Don't expect to hear those kind of protests against the latest change by the National Weather Service to more directly pinpoint the path of severe weather. It comes at a time when television and Web weather forecasts are increasingly sophisticated and emergency officials using the latest technology are able to issue warnings practically down to the street level.
The NWS has decided to abandon is decades-old system of warnings by counties.

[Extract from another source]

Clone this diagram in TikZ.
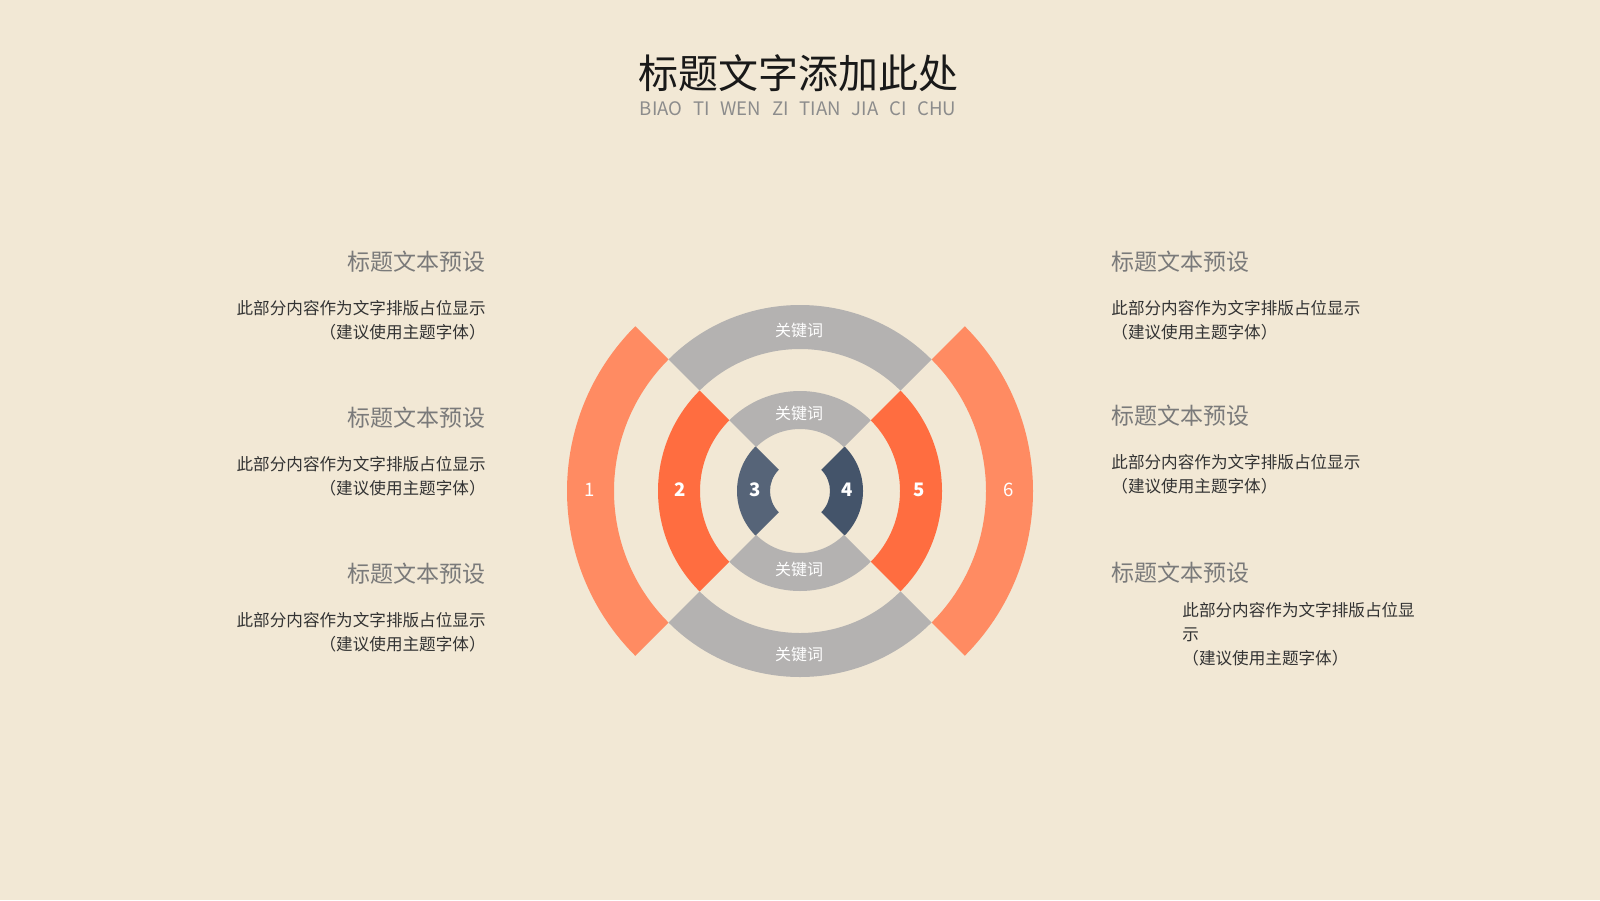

The new system -- called storm-based warnings -- is designed to predict the moment a storm will hit a community or even a certain crossroads based on radar and computer modeling programs.
Officials say the system also will make it easier to send weather warnings through cell phones, pagers or Internet-enabled handheld devices.
"A storm-based warning focuses on a storm itself and the geographic area that might be affected by it," Eli Jacks, a meteorologist at weather service headquarters in suburban Washington, told The Associated Press. "We can really reduce the number of people being warned by reducing that geographic area."
A warning that in the past might cover thousands of square miles will, under the new system, be reduced to a few hundred square miles, he said.
"This is just a benefit of new technology and advances we have made in science."
Some weather experts are concerned that radar has its limits and a fast-moving storm can change direction, suddenly taking aim at an area not mentioned in the storm warning. But Jacks said the system will be able to keep up with abrupt changes.
A report by the National Oceanic and Atmospheric Administration predicted the new system would save $100 million annually, mainly by cutting back on unneeded business closings and the amount of time people spend huddled in closets or basements during warnings.
The system, which will resemble the warnings already used by some weather service offices and TV meteorologists, takes effect nationally on Oct. 1. While initially limited to warnings for tornadoes, severe thunderstorms, floods and marine hazards, Jacks said it would be expanded to include other threats like extreme heat.
Weather watches, which cover broad areas where storms may develop, will still be issued on a county-by-county basis, he said.
The new warnings have worked well during trials in Indiana, said Dave Tucek, who coordinates severe weather warning in the agency's Indianapolis office.
"I think it has been a good system," Tucek said. "The idea behind it ... is that there is no reason to warn the northern end of a county about something that is in the southern end of a county."
For a county the size of Orangeburg, with the state's second largest land area, the new system is overdue. The weather impacting the western portion of the county near the Aiken line in many instances is having no effect on the east bordering Berkeley. Pinpointing the danger will give more meaning to the warnings as people will come to know real danger is at hand and not simply in the vicinity.